Maybe it is Odessa’s rhythm – life here rolls on the beach with the waves, sways with jazz in the evenings, mixing the ’20s Dixieland music with folk Klezmer melodies and the nostalgic songs from the ’50s played in many restaurants.

Or maybe it is the food? You have to taste what Odessa is cooking. Fusion cuisine was invented here, in its cultural melting pot, two centuries before it became fashionable: French desserts are served after hearty Ukrainian soups; Jewish herring forshmack competes with Mediterranean meze-style starters. ‘Why did you return to Odessa?’ I asked Marina, the owner of the Gogol Mogol café, who had spent twenty years in New York.

She sat down with me for a piece of a cherry strudel and a coffee. ‘How come you don’t understand?!’ She looked shocked. ‘Odessa means everything to me! When I was in New York, I wasn’t living there, I was just waiting to come back…’

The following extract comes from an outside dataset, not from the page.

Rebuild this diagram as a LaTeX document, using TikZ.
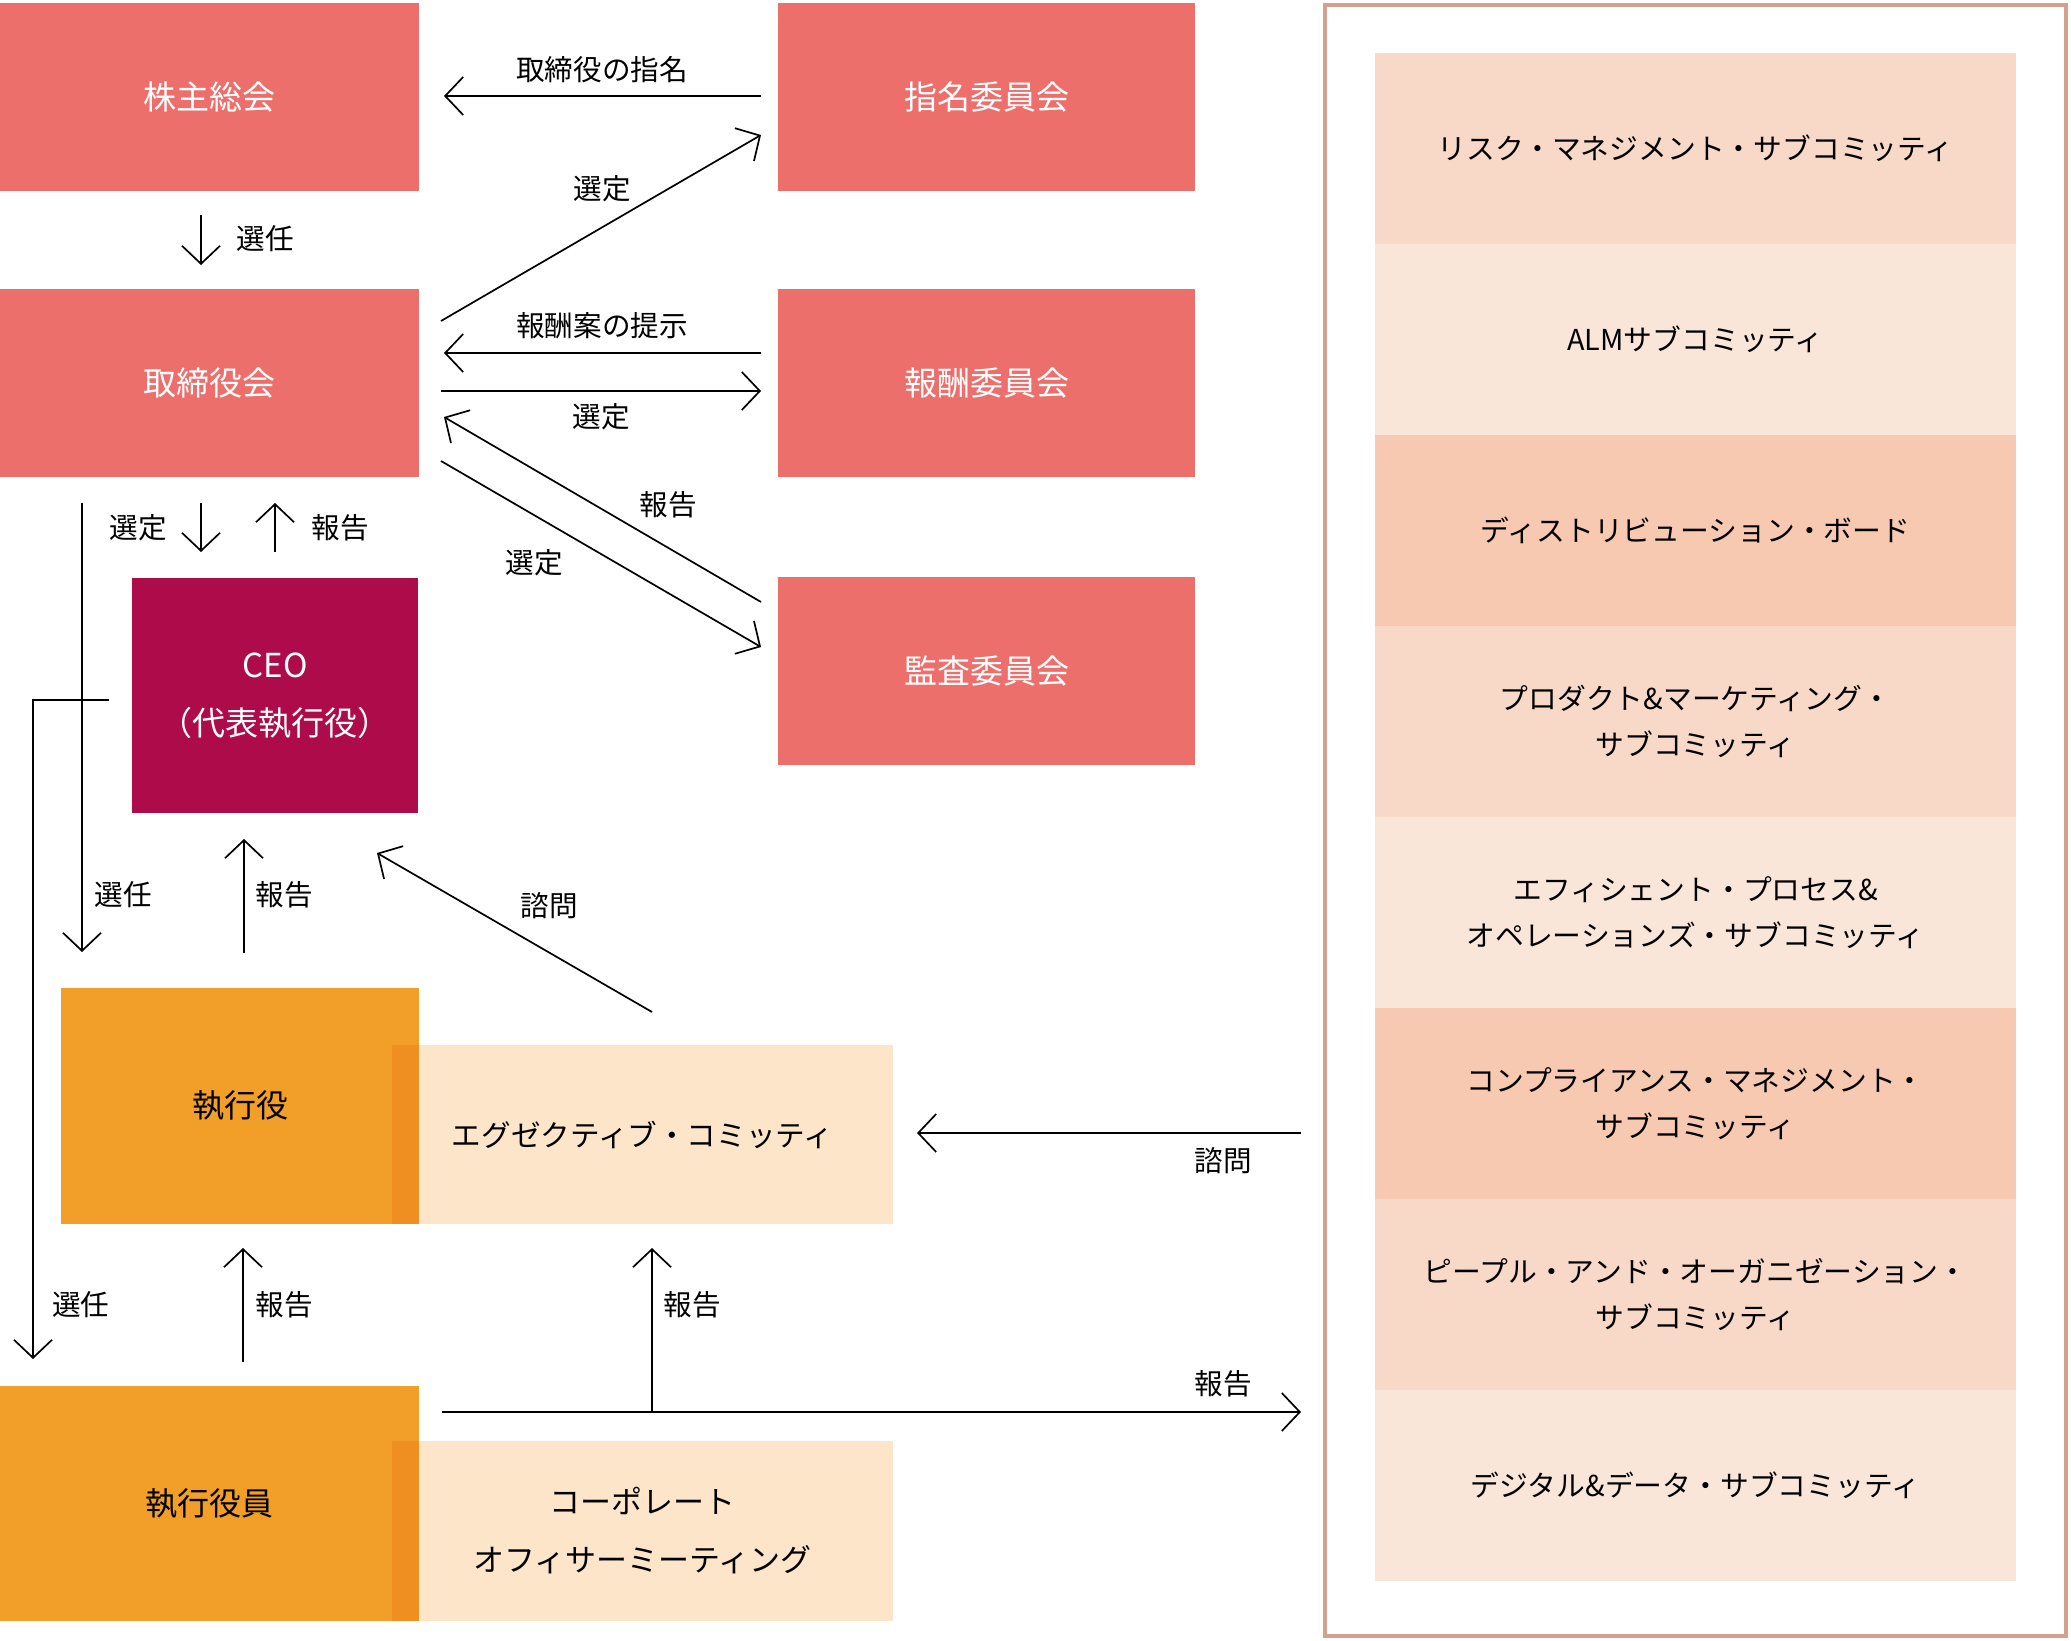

The Grande Dame Odessa is used to people leaving. She has lost count of how many ships she has seen off: the Black Sea merchant navy; the boats with the famous writers, philosophers and scientists thrown out of the country on Lenin’s orders in 1918; the war ships and the cruise liners; the Jewish Exodus in the 1970s and ’90s… 

The port

From the statue of the Duke Richelieu, her first Governor, at the top of the Potemkin steps, Odessa can see the port. She observes sailors, travellers and tourists, and knows that they will return – some after a few months, the others after many years. She watches, hoping that when they come back, she will feed them, guide them or even dance with them. Odessa remains a lady, still waiting. And she is still laughing.